Satellite and cable broadcasters have effectively been touting ‘long-tail’ content for a number of years by offering hundreds of niche channels surrounding a number of anchor brands. Indeed, you could argue that day-part programming has historically been filled with long tail content – reruns and low cost shows focussed on either watching paint dry or grass grow. But does a personalised, targeted channel line-up in the form of long-tail VoD make a compelling consumer proposition? We could look at Joost and Babelgum for validation. These were launched as two innovative, niche internet broadcasters that relied on ‘long-form’, ‘long-tail’ content to attract new customers. Their potential audience was enormous and their market awareness strong following coverage but mainstream media worldwide. However, both failed to get any traction. Compare that to BBC iPlayer and Hulu which use the same distribution medium but rely on mainstream programming for their appeal. Without that ‘anchor’ content these two well-funded and well-presented wannabees just didn’t have sufficient mass market appeal to succeed. So is the second lesson that TV niche content is not attractive enough unless it is supported by main stream content?
Niche content, by definition, appeals only to a limited subset of a possible audience. That is OK is you can find that subset economically but that is not normally the case. This was the conundrum that we faced at BT in our early experimental days delivering long-tail content. We would find what we believe was compelling content, acquire it, make it available and then work like crazy to find the precious few who valued it. We saw two solutions; aggregate enough niche to deliver mass market appeal – expensive and a real leap of faith -or market intelligently enough to identify our audience amongst the masses. Certainly intelligent agents and clever search technologies are now more advanced to help in this but the third lesson may be that niche audiences are just too hard to find to make a business model work?
But let’s say we find these elusive customers. Can these niche audiences be persuaded to spend disproportionately more money on goods and services than the normal viewers and therefore command higher CPMs? There is very little proof today. Firstly, we must find the audience (expensive), then create personalised advertising for them (expensive), take time to prove that the response rates are higher than normal (expensive) and convince the advertisers to pay more (tricky). We know that YouTube is still not profitable today so what hope for a TV-based version? So the fourth observation could be that the heavy lifting to prove niche is just too difficult to achieve?
Lastly, the broadcast model is currently under threat from the fragmentation effect of multi-channel, multi-service and multi-device viewing. What incentive is there for commercial broadcasters to deliver content that hastens their demise? Today, the long tail is hurting the broadcast industry without generating sufficient replacement revenues to sustain a hybrid model. It will take a giant leap of faith to bet on niche being the way to navigate away from the mire they find themselves in. So is number five that current incumbents will actively fight the introduction of long-tail content alongside their broadcast content?

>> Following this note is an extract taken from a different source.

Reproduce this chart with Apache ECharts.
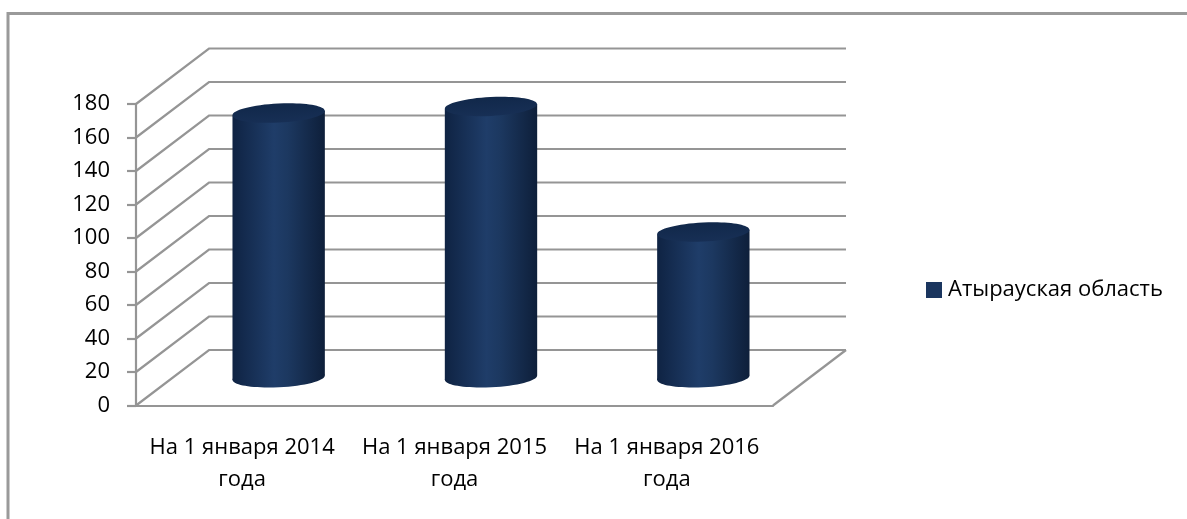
<!DOCTYPE html>
<html>
<head>
<meta charset="utf-8">
<script src="https://cdn.jsdelivr.net/npm/echarts@6/dist/echarts.min.js"></script>
<style>
  html, body { margin: 0; padding: 0; background: #fff; }
  #chart { width: 1187px; height: 519px; }
</style>
</head>
<body>
<div id="chart"></div>
<script>
// данные
var categories = ['На 1 января 2014 года', 'На 1 января 2015 года', 'На 1 января 2016 года'];
var values = [158, 162, 87];
var yTicks = [0, 20, 40, 60, 80, 100, 120, 140, 160, 180];
var seriesName = 'Атырауская область';

// глубина "3D" коробки в пикселях
var DX = 73, DY = -55.5;
var GRID_COLOR = '#959595';
var FONT = 'Open Sans';
var FS = 22;

var myChart = echarts.init(document.getElementById('chart'));

function wallItem(params, api) {
  var cs = params.coordSys;
  var v = api.value(1);
  var y = api.coord([0, v])[1];
  var x0 = cs.x, x1 = cs.x + cs.width;
  var st = { stroke: GRID_COLOR, lineWidth: 2.2, fill: null };
  var children = [{
    type: 'polyline',
    shape: { points: [[x0, y], [x0 + DX, y + DY], [x1 + DX, y + DY]] },
    style: st
  }];
  if (v === 0) {
    children.push({ type: 'line', shape: { x1: x1, y1: y, x2: x1 + DX, y2: y + DY }, style: st });
  }
  return { type: 'group', children: children };
}

function cylinderItem(params, api) {
  var i = api.value(0);
  var base = api.coord([i, 0]);
  var top = api.coord([i, api.value(1)]);
  var w = api.size([1, 0])[0] * 0.435;
  var cx = base[0] + DX / 2;
  var by = base[1] + DY / 2;
  var ty = top[1] + DY / 2;
  var rx = w / 2, ry = 9.5;
  var ang = 0.05;
  var t = rx * Math.sin(ang);
  var bodyFill = new echarts.graphic.LinearGradient(0, 0, 1, 0, [
    { offset: 0, color: '#0f2343' },
    { offset: 0.45, color: '#1f3d69' },
    { offset: 0.6, color: '#1c3860' },
    { offset: 1, color: '#0e1f3a' }
  ]);
  return {
    type: 'group',
    children: [
      {
        type: 'ellipse',
        shape: { cx: cx, cy: by, rx: rx, ry: ry },
        rotation: ang, originX: cx, originY: by,
        style: { fill: bodyFill }
      },
      {
        type: 'polygon',
        shape: { points: [[cx - rx, ty + t], [cx + rx, ty - t], [cx + rx, by - t], [cx - rx, by + t]] },
        style: { fill: bodyFill }
      },
      {
        type: 'ellipse',
        shape: { cx: cx, cy: ty, rx: rx, ry: ry },
        rotation: ang, originX: cx, originY: ty,
        style: {
          fill: new echarts.graphic.LinearGradient(0, 0, 0, 1, [
            { offset: 0, color: '#11284a' },
            { offset: 1, color: '#172f55' }
          ])
        }
      }
    ]
  };
}

var option = {
  animation: false,
  textStyle: { fontFamily: FONT },
  graphic: [{
    type: 'rect',
    shape: { x: 8, y: 13.5, width: 1300, height: 700 },
    style: { fill: null, stroke: '#9a9a9a', lineWidth: 3 },
    silent: true
  }],
  legend: {
    data: [seriesName],
    left: 926,
    top: 279,
    padding: 0,
    icon: 'rect',
    itemWidth: 16,
    itemHeight: 16,
    itemGap: 0,
    textStyle: { fontSize: FS, color: '#000', fontFamily: FONT, padding: [0, 0, 0, 1] }
  },
  grid: { left: 136, right: 414, top: 104, bottom: 113.5 },
  xAxis: {
    type: 'category',
    data: categories,
    axisLine: { lineStyle: { color: GRID_COLOR, width: 2.2 } },
    axisTick: { length: 9, lineStyle: { color: GRID_COLOR, width: 2.2 } },
    axisLabel: {
      margin: 26,
      fontSize: FS,
      lineHeight: 32,
      color: '#000',
      interval: 0,
      formatter: function (v) { return v.replace(' года', '\nгода'); }
    }
  },
  yAxis: {
    type: 'value',
    min: 0,
    max: 180,
    interval: 20,
    axisLine: { show: true, lineStyle: { color: GRID_COLOR, width: 2.2 } },
    axisTick: { show: true, length: 9, lineStyle: { color: GRID_COLOR, width: 2.2 } },
    splitLine: { show: false },
    axisLabel: { margin: 26, fontSize: FS, color: '#000' }
  },
  series: [
    {
      type: 'custom',
      name: 'walls',
      silent: true,
      z: 1,
      renderItem: wallItem,
      data: yTicks.map(function (v) { return [0, v]; })
    },
    {
      type: 'custom',
      name: seriesName,
      z: 3,
      itemStyle: { color: '#1b365f' },
      renderItem: cylinderItem,
      data: values.map(function (v, i) { return [i, v]; })
    }
  ]
};
myChart.setOption(option);
</script>
</body>
</html>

So are the cards too stacked against ‘long tail’ on the TV to ever become a mass-market proposition? Well I think there is some light at the end of the long dark tunnel. Firstly, I believe we will see more ‘editorialised’ niche content being offered and delivered in a managed way across existing broadcast infrastructure. What does this mean? Well, broadcasters will discover the best of the web and wrap it up in a way that suits their audience – even better if this packaging can be personalised and targeted. The content is monetised in the conventional way – top and tailed with advertising and sponsorship messages – and the audience gets a satisfying experience that is consistent.
For the more adventurous consumer, the inclusion of a simple browser within the new hybrid OTT TV solutions would give infinite flexibility. Give the customer the tool to discover the massive choice of internet-based video content themselves without gate keeping or creating a walled garden. Will the solutions providers have the courage to enable this feature on the new generation of hybrid broadcast solutions? I’m very interested to see whether they do and two particular weather vanes are the HBBTV initiative and Project Canvas. Both solutions are broadcast-led and the tendency will be to choose the walled garden approach under the pretence that controlling the user experience precludes offering open internet access. The latest STB technology will support fully functional browsers handling all video formats and display technologies so the consumer will have the ability to wander unrestrained through the vastness of the world-wide web and spend their ad dollars wherever they choose. A frightening prospect for the broadcasters -but the enlightened ones will realise that a combination of broadcast, editorialised OTT and open browser access to the universe of internet video ‘long tail’ will truly be the ultimate consumer proposition. Just look at Sony’s PS3 for inspiration – an open browser that has brought BBC’s iPlayer successfully to the TV.
If these things happen then I believe that the long-tail on TV is it going to be the next new, old thing… Are you?